## Supplied information
◇ ◇ ◇

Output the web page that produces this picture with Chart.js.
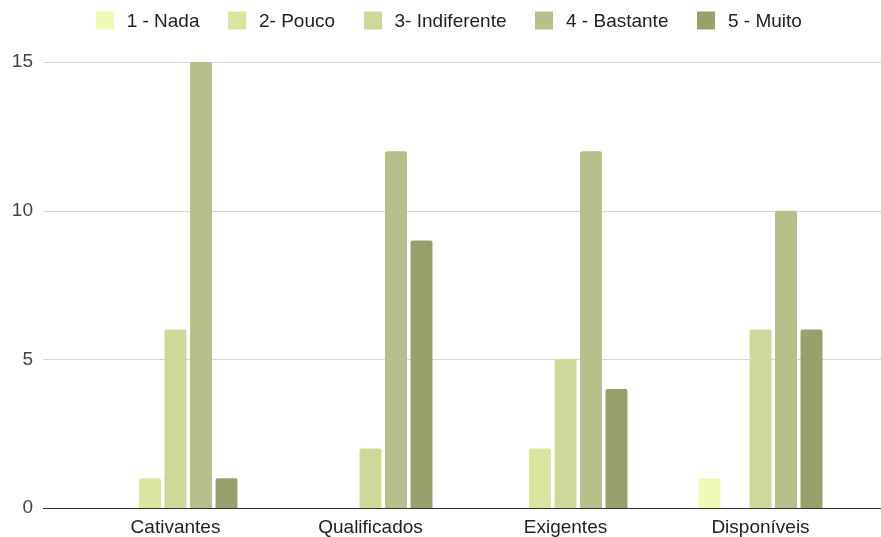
<!DOCTYPE html>
<html>
<head>
<meta charset="utf-8">
<script src="https://cdn.jsdelivr.net/npm/chart.js@4/dist/chart.umd.min.js"></script>
<style>
  html, body { margin: 0; padding: 0; background: #ffffff; }
  #wrap { width: 881px; height: 537px; position: relative; }
</style>
</head>
<body>
<div id="wrap"><canvas id="chart"></canvas></div>
<script>
// Categories and answer counts per rating
const categories = ['Cativantes', 'Qualificados', 'Exigentes', 'Disponíveis'];
const seriesNames = ['1 - Nada', '2- Pouco', '3- Indiferente', '4 - Bastante', '5 - Muito'];
const nada        = [0, 0, 0, 1];
const pouco       = [1, 0, 2, 0];
const indiferente = [6, 2, 5, 6];
const bastante    = [15, 12, 12, 10];
const muito       = [1, 9, 4, 6];
const yTicks      = [0, 5, 10, 15];

const seriesValues = [nada, pouco, indiferente, bastante, muito];
const seriesColors = ['#edfbb6', '#d9e69f', '#cdd899', '#b6c08a', '#98a06c'];

const FONT = "'Liberation Sans', Arial, sans-serif";

// Square legend swatches, placed inside a slightly taller image so they
// line up with the middle of the label text
function makeSwatch(color) {
  const c = document.createElement('canvas');
  c.width = 18;
  c.height = 22;
  const g = c.getContext('2d');
  g.fillStyle = color;
  g.fillRect(0, 1, 18, 18);
  return c;
}
const swatches = seriesColors.map(makeSwatch);

// Horizontal grid lines and baseline run wider than the bar area
const wideGrid = {
  id: 'wideGrid',
  beforeDatasetsDraw(chart, args, opts) {
    const { ctx } = chart;
    const y = chart.scales.y;
    ctx.save();
    ctx.lineWidth = 1;
    ctx.strokeStyle = opts.gridColor;
    yTicks.forEach(v => {
      if (v === 0) return;
      const py = Math.round(y.getPixelForValue(v)) + 0.5;
      ctx.beginPath();
      ctx.moveTo(opts.left, py);
      ctx.lineTo(chart.width, py);
      ctx.stroke();
    });
    ctx.restore();
  },
  afterDatasetsDraw(chart, args, opts) {
    const { ctx } = chart;
    const py = Math.round(chart.scales.y.getPixelForValue(0)) + 0.5;
    ctx.save();
    ctx.lineWidth = 1;
    ctx.strokeStyle = opts.baseColor;
    ctx.beginPath();
    ctx.moveTo(opts.left, py);
    ctx.lineTo(chart.width, py);
    ctx.stroke();
    ctx.restore();
  }
};

// Fixed legend block height, and a small nudge of where its row is drawn
const legendBox = {
  id: 'legendBox',
  beforeInit(chart, args, opts) {
    const legend = chart.legend;
    if (!legend) return;
    const fit = legend.fit;
    legend.fit = function () {
      fit.call(this);
      this.height = opts.height;
    };
  },
  afterLayout(chart, args, opts) {
    const legend = chart.legend;
    if (!legend) return;
    legend.left += opts.dx;
    legend.right += opts.dx;
    legend.top += opts.dy;
    legend.bottom += opts.dy;
  }
};

new Chart(document.getElementById('chart'), {
  type: 'bar',
  data: {
    labels: categories,
    datasets: seriesNames.map((name, i) => ({
      label: name,
      data: seriesValues[i],
      backgroundColor: seriesColors[i],
      borderWidth: 0,
      borderRadius: 2,
      borderSkipped: 'start',
      categoryPercentage: 0.654,
      barPercentage: 0.86
    }))
  },
  plugins: [wideGrid, legendBox],
  options: {
    responsive: true,
    maintainAspectRatio: false,
    animation: false,
    devicePixelRatio: 1,
    layout: { padding: { left: 0, right: 23, top: 0, bottom: 0 } },
    plugins: {
      legend: {
        position: 'top',
        labels: {
          usePointStyle: true,
          pointStyleWidth: 25,
          boxHeight: 18,
          padding: 25,
          color: '#222222',
          font: { family: FONT, size: 19 },
          generateLabels(chart) {
            const items = Chart.defaults.plugins.legend.labels.generateLabels(chart);
            items.forEach((item, i) => { item.pointStyle = swatches[i]; });
            return items;
          }
        }
      },
      tooltip: { enabled: false },
      wideGrid: { left: 43, gridColor: '#d6d6d6', baseColor: '#333333' },
      legendBox: { height: 62, dx: 18, dy: -13 }
    },
    scales: {
      x: {
        grid: { display: false, drawTicks: false },
        border: { display: false },
        ticks: { color: '#222222', padding: 8, font: { family: FONT, size: 19 } },
        afterFit(s) { s.height = 29; }
      },
      y: {
        min: 0,
        max: 15,
        grid: { display: false, drawTicks: false },
        border: { display: false },
        afterBuildTicks(s) { s.ticks = yTicks.map(v => ({ value: v })); },
        ticks: { color: '#444444', padding: 45, font: { family: FONT, size: 19 } },
        afterFit(s) {
          s.width = 78;
          s.paddingTop = 0;
          s.paddingBottom = 0;
        }
      }
    }
  }
});
</script>
</body>
</html>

◇ ◇ ◇

## Exercise
Write the listing above out again exactly, dropping each image.

## Output for this task
Output the web page that produces this picture with Chart.js.
<!DOCTYPE html>
<html>
<head>
<meta charset="utf-8">
<script src="https://cdn.jsdelivr.net/npm/chart.js@4/dist/chart.umd.min.js"></script>
<style>
  html, body { margin: 0; padding: 0; background: #ffffff; }
  #wrap { width: 881px; height: 537px; position: relative; }
</style>
</head>
<body>
<div id="wrap"><canvas id="chart"></canvas></div>
<script>
// Categories and answer counts per rating
const categories = ['Cativantes', 'Qualificados', 'Exigentes', 'Disponíveis'];
const seriesNames = ['1 - Nada', '2- Pouco', '3- Indiferente', '4 - Bastante', '5 - Muito'];
const nada        = [0, 0, 0, 1];
const pouco       = [1, 0, 2, 0];
const indiferente = [6, 2, 5, 6];
const bastante    = [15, 12, 12, 10];
const muito       = [1, 9, 4, 6];
const yTicks      = [0, 5, 10, 15];

const seriesValues = [nada, pouco, indiferente, bastante, muito];
const seriesColors = ['#edfbb6', '#d9e69f', '#cdd899', '#b6c08a', '#98a06c'];

const FONT = "'Liberation Sans', Arial, sans-serif";

// Square legend swatches, placed inside a slightly taller image so they
// line up with the middle of the label text
function makeSwatch(color) {
  const c = document.createElement('canvas');
  c.width = 18;
  c.height = 22;
  const g = c.getContext('2d');
  g.fillStyle = color;
  g.fillRect(0, 1, 18, 18);
  return c;
}
const swatches = seriesColors.map(makeSwatch);

// Horizontal grid lines and baseline run wider than the bar area
const wideGrid = {
  id: 'wideGrid',
  beforeDatasetsDraw(chart, args, opts) {
    const { ctx } = chart;
    const y = chart.scales.y;
    ctx.save();
    ctx.lineWidth = 1;
    ctx.strokeStyle = opts.gridColor;
    yTicks.forEach(v => {
      if (v === 0) return;
      const py = Math.round(y.getPixelForValue(v)) + 0.5;
      ctx.beginPath();
      ctx.moveTo(opts.left, py);
      ctx.lineTo(chart.width, py);
      ctx.stroke();
    });
    ctx.restore();
  },
  afterDatasetsDraw(chart, args, opts) {
    const { ctx } = chart;
    const py = Math.round(chart.scales.y.getPixelForValue(0)) + 0.5;
    ctx.save();
    ctx.lineWidth = 1;
    ctx.strokeStyle = opts.baseColor;
    ctx.beginPath();
    ctx.moveTo(opts.left, py);
    ctx.lineTo(chart.width, py);
    ctx.stroke();
    ctx.restore();
  }
};

// Fixed legend block height, and a small nudge of where its row is drawn
const legendBox = {
  id: 'legendBox',
  beforeInit(chart, args, opts) {
    const legend = chart.legend;
    if (!legend) return;
    const fit = legend.fit;
    legend.fit = function () {
      fit.call(this);
      this.height = opts.height;
    };
  },
  afterLayout(chart, args, opts) {
    const legend = chart.legend;
    if (!legend) return;
    legend.left += opts.dx;
    legend.right += opts.dx;
    legend.top += opts.dy;
    legend.bottom += opts.dy;
  }
};

new Chart(document.getElementById('chart'), {
  type: 'bar',
  data: {
    labels: categories,
    datasets: seriesNames.map((name, i) => ({
      label: name,
      data: seriesValues[i],
      backgroundColor: seriesColors[i],
      borderWidth: 0,
      borderRadius: 2,
      borderSkipped: 'start',
      categoryPercentage: 0.654,
      barPercentage: 0.86
    }))
  },
  plugins: [wideGrid, legendBox],
  options: {
    responsive: true,
    maintainAspectRatio: false,
    animation: false,
    devicePixelRatio: 1,
    layout: { padding: { left: 0, right: 23, top: 0, bottom: 0 } },
    plugins: {
      legend: {
        position: 'top',
        labels: {
          usePointStyle: true,
          pointStyleWidth: 25,
          boxHeight: 18,
          padding: 25,
          color: '#222222',
          font: { family: FONT, size: 19 },
          generateLabels(chart) {
            const items = Chart.defaults.plugins.legend.labels.generateLabels(chart);
            items.forEach((item, i) => { item.pointStyle = swatches[i]; });
            return items;
          }
        }
      },
      tooltip: { enabled: false },
      wideGrid: { left: 43, gridColor: '#d6d6d6', baseColor: '#333333' },
      legendBox: { height: 62, dx: 18, dy: -13 }
    },
    scales: {
      x: {
        grid: { display: false, drawTicks: false },
        border: { display: false },
        ticks: { color: '#222222', padding: 8, font: { family: FONT, size: 19 } },
        afterFit(s) { s.height = 29; }
      },
      y: {
        min: 0,
        max: 15,
        grid: { display: false, drawTicks: false },
        border: { display: false },
        afterBuildTicks(s) { s.ticks = yTicks.map(v => ({ value: v })); },
        ticks: { color: '#444444', padding: 45, font: { family: FONT, size: 19 } },
        afterFit(s) {
          s.width = 78;
          s.paddingTop = 0;
          s.paddingBottom = 0;
        }
      }
    }
  }
});
</script>
</body>
</html>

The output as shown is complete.